- _WHAT TO WORK ON_
Leave out the pictures and transcribe everything else exactly.

★ ★ ★ ★ ★

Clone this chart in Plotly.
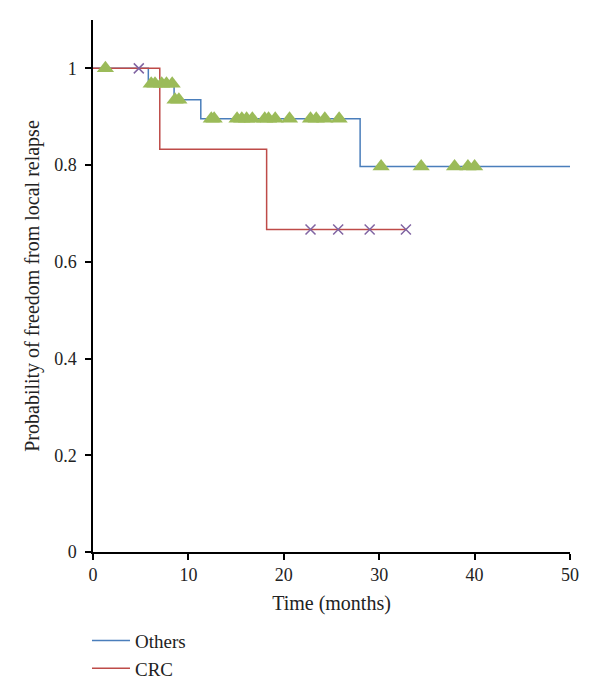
import plotly.graph_objects as go

# Kaplan-Meier step curves (event times and survival values)
others_time = [0, 5.8, 8.5, 11.3, 28.0, 50]
others_surv = [1.0, 0.968, 0.935, 0.896, 0.797, 0.797]
crc_time = [0, 7.0, 18.2, 32.9]
crc_surv = [1.0, 0.833, 0.667, 0.667]

# Censored observations
others_cens_time = [1.3, 6.1, 6.5, 7.2, 7.7, 8.3, 8.6, 9.0,
                    12.4, 12.7, 15.1, 15.6, 16.1, 16.7, 18.0, 18.4, 19.1, 20.6,
                    22.8, 23.4, 24.3, 25.8, 30.2, 34.4, 37.9, 39.3, 40.0]
others_cens_surv = [1.0, 0.968, 0.968, 0.968, 0.968, 0.968, 0.935, 0.935,
                    0.896, 0.896, 0.896, 0.896, 0.896, 0.896, 0.896, 0.896, 0.896, 0.896,
                    0.896, 0.896, 0.896, 0.896, 0.797, 0.797, 0.797, 0.797, 0.797]
crc_cens_time = [4.8, 22.8, 25.7, 29.0, 32.8]
crc_cens_surv = [1.0, 0.667, 0.667, 0.667, 0.667]

x_ticks = [0, 10, 20, 30, 40, 50]
y_ticks = [0, 0.2, 0.4, 0.6, 0.8, 1]
y_tick_labels = ["0", "0.2", "0.4", "0.6", "0.8", "1"]

BLUE = "#4a7ebb"
RED = "#be4b48"
GREEN = "#9bbb59"
PURPLE = "#8064a2"
FONT = "Liberation Serif"

fig = go.Figure()
fig.add_trace(go.Scatter(x=others_time, y=others_surv, mode="lines", line_shape="hv",
                         line=dict(color=BLUE, width=1.5), name="Others"))
fig.add_trace(go.Scatter(x=crc_time, y=crc_surv, mode="lines", line_shape="hv",
                         line=dict(color=RED, width=1.5), name="CRC"))
fig.add_trace(go.Scatter(x=others_cens_time, y=others_cens_surv, mode="markers",
                         marker=dict(symbol="triangle-up", size=15, color=GREEN),
                         showlegend=False, hoverinfo="x+y"))
fig.add_trace(go.Scatter(x=crc_cens_time, y=crc_cens_surv, mode="markers",
                         marker=dict(symbol="x-thin", size=10,
                                     line=dict(color=PURPLE, width=1.5)),
                         showlegend=False, hoverinfo="x+y"))

axis_common = dict(showline=True, linecolor="black", linewidth=1.5, ticks="outside",
                   ticklen=6, tickcolor="black", tickwidth=1.5, showgrid=False,
                   zeroline=False, tickfont=dict(family=FONT, size=18, color="#222"))
fig.update_xaxes(range=[0, 50], tickvals=x_ticks,
                 title=dict(text="Time (months)", font=dict(family=FONT, size=20, color="#222"),
                            standoff=12),
                 **axis_common)
fig.update_yaxes(range=[0, 1.1], tickvals=y_ticks, ticktext=y_tick_labels,
                 ticklabelstandoff=5,
                 title=dict(text="Probability of freedom from local relapse",
                            font=dict(family=FONT, size=20, color="#222"), standoff=9),
                 **axis_common)

# page body adds an 8px offset; figure is sized so the plot lands where the reference has it
fig.update_layout(
    width=592, height=691,
    margin=dict(l=85, r=30, t=12, b=146),
    plot_bgcolor="white", paper_bgcolor="white",
    showlegend=True,
    legend=dict(x=-0.0126, xanchor="left", y=-0.129, yanchor="top",
                itemwidth=38,
                font=dict(family=FONT, size=19, color="#222"),
                bgcolor="rgba(0,0,0,0)", tracegroupgap=0),
)

fig.write_html("out.html")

★ ★ ★ ★ ★

- _COMPLETE ANSWER_
Clone this chart in Plotly.
import plotly.graph_objects as go

# Kaplan-Meier step curves (event times and survival values)
others_time = [0, 5.8, 8.5, 11.3, 28.0, 50]
others_surv = [1.0, 0.968, 0.935, 0.896, 0.797, 0.797]
crc_time = [0, 7.0, 18.2, 32.9]
crc_surv = [1.0, 0.833, 0.667, 0.667]

# Censored observations
others_cens_time = [1.3, 6.1, 6.5, 7.2, 7.7, 8.3, 8.6, 9.0,
                    12.4, 12.7, 15.1, 15.6, 16.1, 16.7, 18.0, 18.4, 19.1, 20.6,
                    22.8, 23.4, 24.3, 25.8, 30.2, 34.4, 37.9, 39.3, 40.0]
others_cens_surv = [1.0, 0.968, 0.968, 0.968, 0.968, 0.968, 0.935, 0.935,
                    0.896, 0.896, 0.896, 0.896, 0.896, 0.896, 0.896, 0.896, 0.896, 0.896,
                    0.896, 0.896, 0.896, 0.896, 0.797, 0.797, 0.797, 0.797, 0.797]
crc_cens_time = [4.8, 22.8, 25.7, 29.0, 32.8]
crc_cens_surv = [1.0, 0.667, 0.667, 0.667, 0.667]

x_ticks = [0, 10, 20, 30, 40, 50]
y_ticks = [0, 0.2, 0.4, 0.6, 0.8, 1]
y_tick_labels = ["0", "0.2", "0.4", "0.6", "0.8", "1"]

BLUE = "#4a7ebb"
RED = "#be4b48"
GREEN = "#9bbb59"
PURPLE = "#8064a2"
FONT = "Liberation Serif"

fig = go.Figure()
fig.add_trace(go.Scatter(x=others_time, y=others_surv, mode="lines", line_shape="hv",
                         line=dict(color=BLUE, width=1.5), name="Others"))
fig.add_trace(go.Scatter(x=crc_time, y=crc_surv, mode="lines", line_shape="hv",
                         line=dict(color=RED, width=1.5), name="CRC"))
fig.add_trace(go.Scatter(x=others_cens_time, y=others_cens_surv, mode="markers",
                         marker=dict(symbol="triangle-up", size=15, color=GREEN),
                         showlegend=False, hoverinfo="x+y"))
fig.add_trace(go.Scatter(x=crc_cens_time, y=crc_cens_surv, mode="markers",
                         marker=dict(symbol="x-thin", size=10,
                                     line=dict(color=PURPLE, width=1.5)),
                         showlegend=False, hoverinfo="x+y"))

axis_common = dict(showline=True, linecolor="black", linewidth=1.5, ticks="outside",
                   ticklen=6, tickcolor="black", tickwidth=1.5, showgrid=False,
                   zeroline=False, tickfont=dict(family=FONT, size=18, color="#222"))
fig.update_xaxes(range=[0, 50], tickvals=x_ticks,
                 title=dict(text="Time (months)", font=dict(family=FONT, size=20, color="#222"),
                            standoff=12),
                 **axis_common)
fig.update_yaxes(range=[0, 1.1], tickvals=y_ticks, ticktext=y_tick_labels,
                 ticklabelstandoff=5,
                 title=dict(text="Probability of freedom from local relapse",
                            font=dict(family=FONT, size=20, color="#222"), standoff=9),
                 **axis_common)

# page body adds an 8px offset; figure is sized so the plot lands where the reference has it
fig.update_layout(
    width=592, height=691,
    margin=dict(l=85, r=30, t=12, b=146),
    plot_bgcolor="white", paper_bgcolor="white",
    showlegend=True,
    legend=dict(x=-0.0126, xanchor="left", y=-0.129, yanchor="top",
                itemwidth=38,
                font=dict(family=FONT, size=19, color="#222"),
                bgcolor="rgba(0,0,0,0)", tracegroupgap=0),
)

fig.write_html("out.html")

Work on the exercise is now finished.